Companies such as Bioness, Cefaly and Sana are developing technology to reduce pain — and the need for addictive painkillers.
In 1992, doctors told Sana Health founder and CEO Richard Hanbury that he had just five years to live.
A Jeep accident in Yemen at age 19 left him in a wheelchair and in such intense pain that he was rarely able to sleep, he recalls. Prescription drugs, even morphine, lost their effectiveness and the chronic pain from nerve damage only got worse, to the point that it threatened to kill him.
It was a 1990’s movie — « Hudson Hawk » — that led Hanbury to develop a cure. In the film, Hawk, played by Bruce Willis, is just out of prison and gets pulled back into a series of heists, including stealing famous works of art.
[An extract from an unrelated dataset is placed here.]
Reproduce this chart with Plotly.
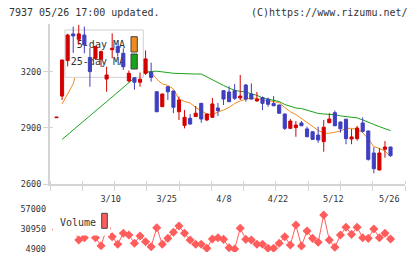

« Bruce Willis did literally save my life with that film, » Hanbury said in an interview. « The film went from good and bad to good and bad the whole way through. As I was watching, I realized that had changed my pain levels more than morphine. That’s where the whole idea of using a visual stimulus to create a different state of consciousness came from. »
Hanbury created Sana. The company now makes a mask that users wear over their eyes for 15 minutes before bed, or in 15 minute intervals throughout the day as needed, to put them into a relaxed, lower-pain state. The Sana mask measures minute changes between each heartbeat, and administers precisely timed pulses of light and sound to stimulate the audio and visual cortex of the user’s brain.
Some 50 million people in the U. S. experience chronic pain daily or almost daily. But Sana is also attacking the crisis caused by opioids, which many people turned to for help in dealing with their pain. That led to an addiction epidemic that’s now killing 130 Americans every day from overdoses, according to estimates from the Centers for Disease Control and Prevention.